Though the comment period is over now, the National Black-Footed Ferret Conservation Center under the Fish and Wildlife Service (FWS) in Wellington, Colo. is spearheading the action. They enlisted the NRCS to help with finding appropriate lands, but they soon found out that it was not their most popular issue to promote. As a result, we are not hearing much in Wyoming about it.
To NRCS’s credit, they are just the messengers, so go easy on them. The FWS is really trying to sell a voluntary program, but it is an uphill challenge. After reading the comments from National Association of Conservation Districts, National Cattlemen’s Beef Association and National Public Lands Council, there are numerous concerns, as can be expected.
First, those of us in the Rocky Mountain States, especially Wyoming, are still involved with the wolf issue, and that was a pretty rocky road to get to where we are today.
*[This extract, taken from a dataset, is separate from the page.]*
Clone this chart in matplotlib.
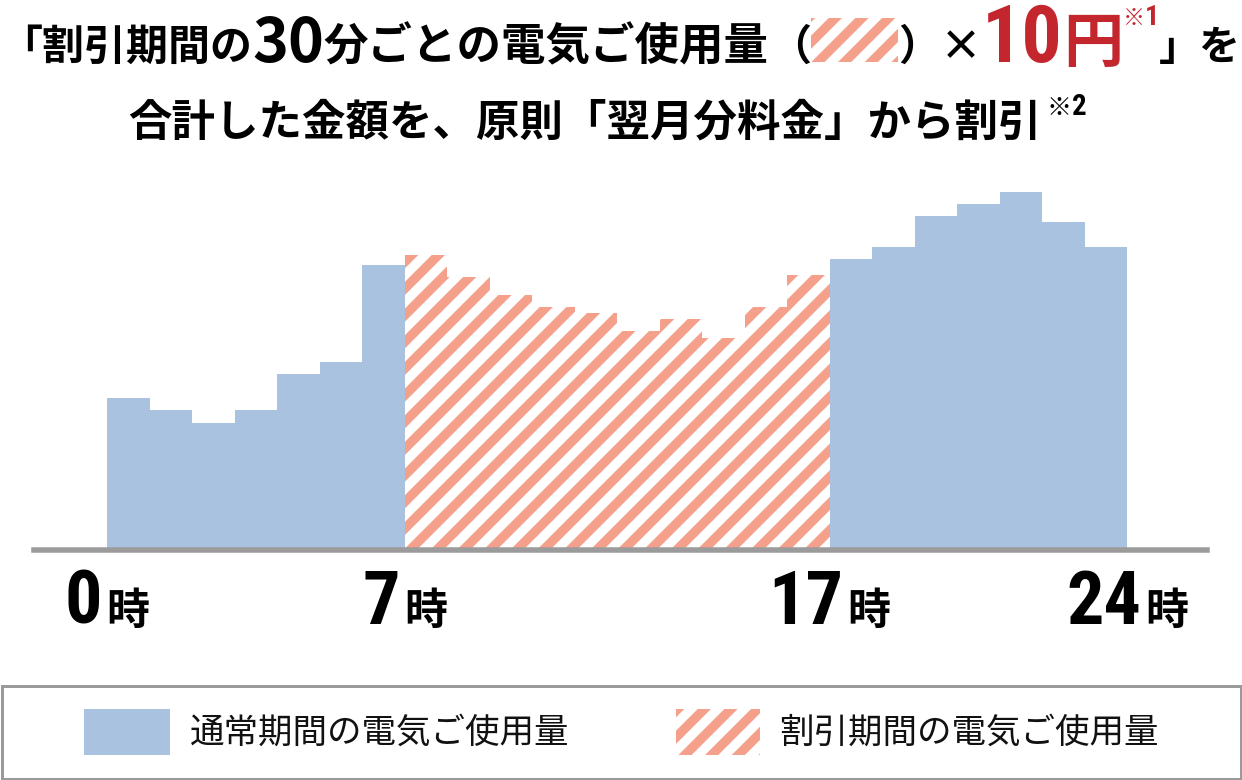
import matplotlib
matplotlib.use("Agg")
import matplotlib.pyplot as plt
from matplotlib import font_manager as fm
from matplotlib.font_manager import FontProperties
from matplotlib.patches import Rectangle
from matplotlib.transforms import Affine2D, ScaledTranslation

# ---------------- data ----------------
hours_normal_am = [0, 1, 2, 3, 4, 5, 6]
usage_normal_am = [150, 138, 125, 138, 174, 186, 283]
hours_discount = [7, 8, 9, 10, 11, 12, 13, 14, 15, 16]
usage_discount = [293, 271, 253, 241, 235, 217, 229, 210, 241, 273]
hours_normal_pm = [17, 18, 19, 20, 21, 22, 23]
usage_normal_pm = [289, 301, 332, 344, 356, 326, 301]

tick_hours = [0, 7, 17, 24]
tick_numbers = ["0", "7", "17", "24"]
tick_unit = "時"

legend_labels = ["通常期間の電気ご使用量", "割引期間の電気ご使用量"]

title1_a = "「割引期間の"
title1_num = "30"
title1_b = "分ごとの電気ご使用量"
title1_open = "（"
title1_close = "）×"
title1_price = "10"
title1_yen = "円"
title1_note = "※"
title1_note_no = "1"
title1_end = "」を"
title2 = "合計した金額を、原則「翌月分料金」から割引"
title2_note = "※"
title2_note_no = "2"

# ---------------- style ----------------
BLUE = "#a8c2e0"
SALMON = "#f4a08a"
RED = "#c4262e"
GRAY = "#9b9b9b"
BLACK = "#000000"
DPI = 160
W, H = 1242, 780
CJK = ["Noto Sans CJK JP", "DejaVu Sans"]

plt.rcParams["font.family"] = CJK
plt.rcParams["hatch.linewidth"] = 4.2


def pt(px):
    return px * 72.0 / DPI


def _wnum(w):
    if isinstance(w, (int, float)):
        return w
    return fm.weight_dict.get(str(w).lower(), 400)


def _snum(s):
    if isinstance(s, (int, float)):
        return s
    return fm.stretch_dict.get(str(s).lower(), 500)


def find_condensed(target_w):
    prefs = ["roboto condensed", "liberation sans narrow", "dejavu sans",
             "open sans", "noto sans", "roboto", "lato", "inter"]
    best = None
    for f in fm.fontManager.ttflist:
        fn = f.fname.lower()
        nm = f.name.lower()
        cond = ("condensed" in fn or "narrow" in fn or "condensed" in nm
                or "narrow" in nm or _snum(f.stretch) < 500)
        if not cond:
            continue
        if f.style != "normal" or "italic" in fn or "oblique" in fn:
            continue
        w = _wnum(f.weight)
        if w < 500:
            continue
        rank = next((i for i, p in enumerate(prefs) if nm.startswith(p)), len(prefs))
        key = (rank, abs(w - target_w))
        if best is None or key < best[0]:
            best = (key, f.fname)
    return best[1] if best else None


COND_BOLD = find_condensed(700)
COND_SEMI = find_condensed(600)


def digit_fp(px, path=None):
    path = path or COND_BOLD
    if path:
        return FontProperties(fname=path, size=pt(px))
    return FontProperties(family=["Roboto", "DejaVu Sans"], weight="bold", size=pt(px * 0.82))


def cjk_fp(px, weight="bold"):
    return FontProperties(family=CJK, weight=weight, size=pt(px))


# ---------------- figure ----------------
fig = plt.figure(figsize=(W / DPI, H / DPI), dpi=DPI)
fig.patch.set_facecolor("white")
pix = Affine2D().scale(1.0 / W, -1.0 / H).translate(0, 1) + fig.transFigure

ax = fig.add_axes([34 / W, 1 - 550 / H, 1173 / W, 370 / H])
ax.bar(hours_normal_am, usage_normal_am, width=1, align="edge", color=BLUE, linewidth=0)
ax.bar(hours_discount, usage_discount, width=1, align="edge", facecolor="white",
       edgecolor=SALMON, linewidth=0, hatch="//")
ax.bar(hours_normal_pm, usage_normal_pm, width=1, align="edge", color=BLUE, linewidth=0)
ax.set_xlim(-1.718, 25.88)
ax.set_ylim(-2, 368)
for s in ["top", "right", "left"]:
    ax.spines[s].set_visible(False)
ax.spines["bottom"].set_color(GRAY)
ax.spines["bottom"].set_linewidth(pt(5.5))
ax.set_yticks([])
ax.set_xticks([])
ax.set_facecolor("none")

renderer = fig.canvas.get_renderer()

# ---- x tick labels (digits + 時) ----
base_tr = ax.get_xaxis_transform()
dy = -74.0 / DPI
gap = 4.0
for hr, num in zip(tick_hours, tick_numbers):
    t_num = ax.text(hr, 0, num, fontproperties=digit_fp(74, COND_SEMI), color=BLACK,
                    ha="left", va="baseline", transform=base_tr)
    t_ji = ax.text(hr, 0, tick_unit, fontproperties=cjk_fp(43), color=BLACK,
                   ha="left", va="baseline", transform=base_tr)
    w1 = t_num.get_window_extent(renderer).width
    w2 = t_ji.get_window_extent(renderer).width
    x0 = -(w1 + gap + w2) / 2.0
    t_num.set_transform(base_tr + ScaledTranslation(x0 / DPI, dy, fig.dpi_scale_trans))
    t_ji.set_transform(base_tr + ScaledTranslation((x0 + w1 + gap) / DPI, dy, fig.dpi_scale_trans))


def width_px(t):
    return t.get_window_extent(renderer).width


def ptext(x, y, s, fp, color=BLACK, ha="left"):
    return fig.text(x, y, s, fontproperties=fp, color=color, ha=ha, va="baseline",
                    transform=pix)


# ---- title line 1: measure, then lay out without overlaps inside the canvas ----
L1 = 60
BOX_W = 87
line1 = [
    (title1_a, cjk_fp(42), BLACK, L1, 0),
    (title1_num, cjk_fp(61), BLACK, L1 + 2, 245),
    (title1_b, cjk_fp(44.5), BLACK, L1, 320),
    (title1_open, cjk_fp(42), BLACK, L1, 772),
    ("BOX", None, None, None, 817),
    (title1_close, cjk_fp(42), BLACK, L1, 905),
    (title1_price, digit_fp(80), RED, L1 + 2, 978),
    (title1_yen, cjk_fp(60), RED, L1 + 2, 1052),
    (title1_note, cjk_fp(22), RED, 25, 1116),
    (title1_note_no, digit_fp(28), RED, 25, 1138),
    (title1_end, cjk_fp(41), BLACK, L1, 1158),
]
items = []
for s, fp, col, yb, want in line1:
    if s == "BOX":
        items.append([None, BOX_W, want])
    else:
        t = ptext(0, yb, s, fp, color=col)
        items.append([t, width_px(t), want])
# forward pass
pos = []
cur = 0.0
for t, w, want in items:
    p = max(want, cur)
    pos.append(p)
    cur = p + w
# backward pass (keep inside right edge)
limit = W - 1.0
for i in range(len(items) - 1, -1, -1):
    pos[i] = min(pos[i], limit - items[i][1])
    limit = pos[i]
for (t, w, want), p in zip(items, pos):
    if t is None:
        fig.add_artist(Rectangle((p, 18), BOX_W, 44, transform=pix, facecolor="white",
                                 edgecolor=SALMON, linewidth=0, hatch="//"))
    else:
        t.set_x(p)

# ---- title line 2 ----
L2 = 136
t2 = ptext(128, L2, title2, cjk_fp(43.5))
xn = max(1046, 128 + width_px(t2) + 2)
tn = ptext(xn, 115, title2_note, cjk_fp(25))
ptext(xn + width_px(tn) + 1, 115, title2_note_no, digit_fp(29))

# ---- legend ----
fig.add_artist(Rectangle((1.5, 685.5), 1239, 93, transform=pix, facecolor="none",
                         edgecolor="#9a9a9a", linewidth=pt(3)))
fig.add_artist(Rectangle((84, 709), 86, 46, transform=pix, facecolor=BLUE, linewidth=0))
fig.add_artist(Rectangle((676, 709), 84, 46, transform=pix, facecolor="white",
                         edgecolor=SALMON, linewidth=0, hatch="//"))
fig.text(190, 733, legend_labels[0], fontproperties=cjk_fp(34.5, "normal"), color="#111111",
         ha="left", va="center", transform=pix)
fig.text(779, 733, legend_labels[1], fontproperties=cjk_fp(34.5, "normal"), color="#111111",
         ha="left", va="center", transform=pix)

fig.savefig("out.png", dpi=DPI, facecolor="white")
Our memories are not that short to just roll over for the FWS – regardless of whether or not they are using all the right words today.
Now it’s the black-footed ferret – here we go again with single species management.
With the black-footed ferret, they are talking about a voluntary and incentive based approached for ranchers, but they haven’t figured out how to keep the prairie dogs just on the ranchers lands and off the neighbors. What will happen if the ferrets move onto the neighbors? No federal lands will be eligible, and there are no answers to what will happen on split estate lands. What happens to mineral development? The problem is that there are too many unanswered questions. We need to know more to proceed forward.
It seems that the bigger issue today is the sage grouse. Some of us woke up to find our ranches in a green circle known as a core area that has changed our management somewhat and hindered development. One could call it legal blackmail, but Wyoming has stepped up to the plate and is leading the way on managing for the sage grouse to keep it from being listed. Most of us are appreciative for the work being done with the sage grouse, but we are all waiting for 2015 when the FWS decides if the bird needs listed.
Last, just how much can we trust the Endangered Species Act these days? As you visit with those who wrote the Act, they just shake their heads on what the Act does these days. It is punitive and strikes fear as one discusses it.
Before we jump ahead with another species, we need to take a long look and be careful.